We may be shipping more and more items that we just ordered online, but the chart of Trifecta Stocks holding United Parcel Service (UPS) is looking like it wants to head lower despite the increased demand. Remember that markets are forward looking.
Looking at this chart of UPS, above, I think the picture and indicators are neutral at best. UPS has been trading back and forth, above and below the 50-day and 200-day moving averages, all year. The 200-day average is flat. Looking a little closer at the rally in September and October, we can see volume and the On-Balance-Volume (OBV) line did not expand or trend up with the price action. The end result of this rally, without an expansion in volume, is that it was finished by the end of October. The Moving Average Convergence Divergence (MACD) oscillator, a trend-following tool, is bearish and below the zero line. We haven't closed for the day, but it looks like today's action could turn out to be a big up-to-down reversal day.

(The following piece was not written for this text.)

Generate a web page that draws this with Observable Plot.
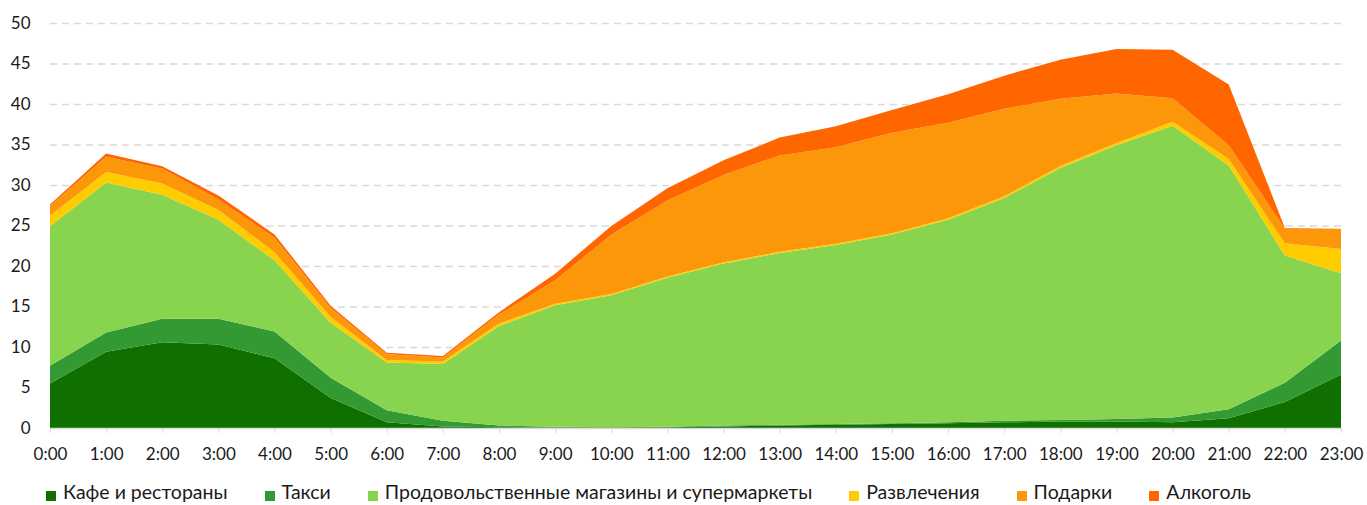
<!DOCTYPE html>
<html>
<head>
<meta charset="utf-8">
<script src="https://cdn.jsdelivr.net/npm/d3@7"></script>
<script src="https://cdn.jsdelivr.net/npm/@observablehq/plot@0.6"></script>
<style>
  body { margin: 0; background: #fff; font-family: Lato, "Open Sans", sans-serif; overflow: hidden; }
  #chart svg { display: block; }
  #legend { display: flex; align-items: center; margin-left: 46px; margin-top: 11px; font-size: 19.5px; line-height: 22px; color: #1a1a1a; gap: 37px; white-space: nowrap; }
  #legend .item { display: flex; align-items: center; }
  #legend .sw { width: 10px; height: 10px; margin-right: 7px; position: relative; top: 4px; }
</style>
</head>
<body>
<div id="chart"></div>
<div id="legend"></div>
<script>
const hourLabels = ["0:00","1:00","2:00","3:00","4:00","5:00","6:00","7:00","8:00","9:00","10:00","11:00","12:00","13:00","14:00","15:00","16:00","17:00","18:00","19:00","20:00","21:00","22:00","23:00"];
const categories = ["Кафе и рестораны","Такси","Продовольственные магазины и супермаркеты","Развлечения","Подарки","Алкоголь"];
const colors = ["#0f7000","#339933","#88d44e","#ffcc00","#fb9709","#ff6600"];

const cafe    = [5.5, 9.4, 10.6, 10.3, 8.6, 3.7, 0.7, 0.2, 0.1, 0.05, 0.05, 0.1, 0.2, 0.3, 0.4, 0.5, 0.6, 0.7, 0.8, 0.8, 0.7, 1.2, 3.2, 6.6];
const taxi    = [2.2, 2.4, 2.9, 3.2, 3.3, 2.5, 1.5, 0.7, 0.2, 0.1, 0.05, 0.05, 0.1, 0.1, 0.1, 0.1, 0.1, 0.2, 0.2, 0.3, 0.6, 1.1, 2.4, 4.2];
const grocery = [17.2, 18.5, 15.3, 12.2, 8.8, 6.8, 5.9, 7.0, 12.3, 15.0, 16.3, 18.4, 20.0, 21.2, 22.1, 23.3, 25.0, 27.5, 31.1, 33.8, 36.0, 30.1, 15.7, 8.3];
const fun     = [1.3, 1.3, 1.4, 1.2, 1.0, 0.7, 0.3, 0.3, 0.3, 0.2, 0.15, 0.15, 0.15, 0.15, 0.15, 0.15, 0.2, 0.2, 0.25, 0.3, 0.5, 0.8, 1.5, 3.0];
const gifts   = [1.2, 1.9, 1.8, 1.3, 1.8, 1.1, 0.7, 0.5, 1.1, 2.9, 7.3, 9.4, 10.8, 11.9, 11.9, 12.4, 11.8, 10.8, 8.3, 6.1, 2.9, 1.7, 1.8, 2.5];
const alcohol = [0.2, 0.4, 0.3, 0.5, 0.4, 0.3, 0.2, 0.2, 0.3, 0.8, 1.1, 1.5, 1.8, 2.2, 2.6, 2.8, 3.5, 4.1, 4.8, 5.5, 6.0, 7.5, 0.1, 0.0];
const yTicks = [0, 5, 10, 15, 20, 25, 30, 35, 40, 45, 50];

const seriesValues = [cafe, taxi, grocery, fun, gifts, alcohol];
const data = [];
categories.forEach((c, i) => {
  seriesValues[i].forEach((v, h) => data.push({hour: h, value: v, cat: c}));
});

const plot = Plot.plot({
  width: 1367,
  height: 470,
  marginLeft: 50,
  marginRight: 26,
  marginTop: 23,
  marginBottom: 42,
  style: { fontFamily: "Lato, 'Open Sans', sans-serif", fontSize: "17px", color: "#1a1a1a", background: "#fff" },
  x: { type: "linear", domain: [0, 23], ticks: d3.range(0, 24), tickFormat: d => hourLabels[d], label: null },
  y: { domain: [0, 50], ticks: yTicks, label: null },
  color: { domain: categories, range: colors },
  marks: [
    Plot.ruleY(yTicks.filter(d => d > 0), { stroke: "#d9d9d9", strokeWidth: 1.5, strokeDasharray: "7,5" }),
    Plot.areaY(data, { x: "hour", y: "value", fill: "cat", z: "cat", order: categories, curve: "linear" }),
    Plot.ruleY([0], { stroke: "#d9d9d9", strokeWidth: 1.5 }),
    Plot.axisX({ ticks: d3.range(0, 24), tickFormat: d => hourLabels[d], tickSize: 5, stroke: "#d9d9d9", tickPadding: 14, fill: "#1a1a1a", fontSize: 17 }),
    Plot.axisY({ ticks: yTicks, tickSize: 0, tickPadding: 20, fill: "#1a1a1a", fontSize: 17 })
  ]
});
document.getElementById("chart").appendChild(plot);

const legend = document.getElementById("legend");
categories.forEach((c, i) => {
  const item = document.createElement("div");
  item.className = "item";
  const sw = document.createElement("span");
  sw.className = "sw";
  sw.style.background = colors[i];
  const t = document.createElement("span");
  t.textContent = c;
  item.appendChild(sw);
  item.appendChild(t);
  legend.appendChild(item);
});
</script>
</body>
</html>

This longer-term weekly vertical bar chart of UPS, above, is troubling. In the upper panel we have prices. First take note of the $95 level and how many times UPS has bounced off that area; $95 is key long-term support. UPS is below the flat 40-week moving average. The OBV line is neutral and not foreshadowing an upside breakout. The MACD oscillator is not showing any strength as it has been hovering around the zero line. Traders and investors should recognize that a weekly close below $95 would be bearish and $85 could be the first stop in anticipated downtrend.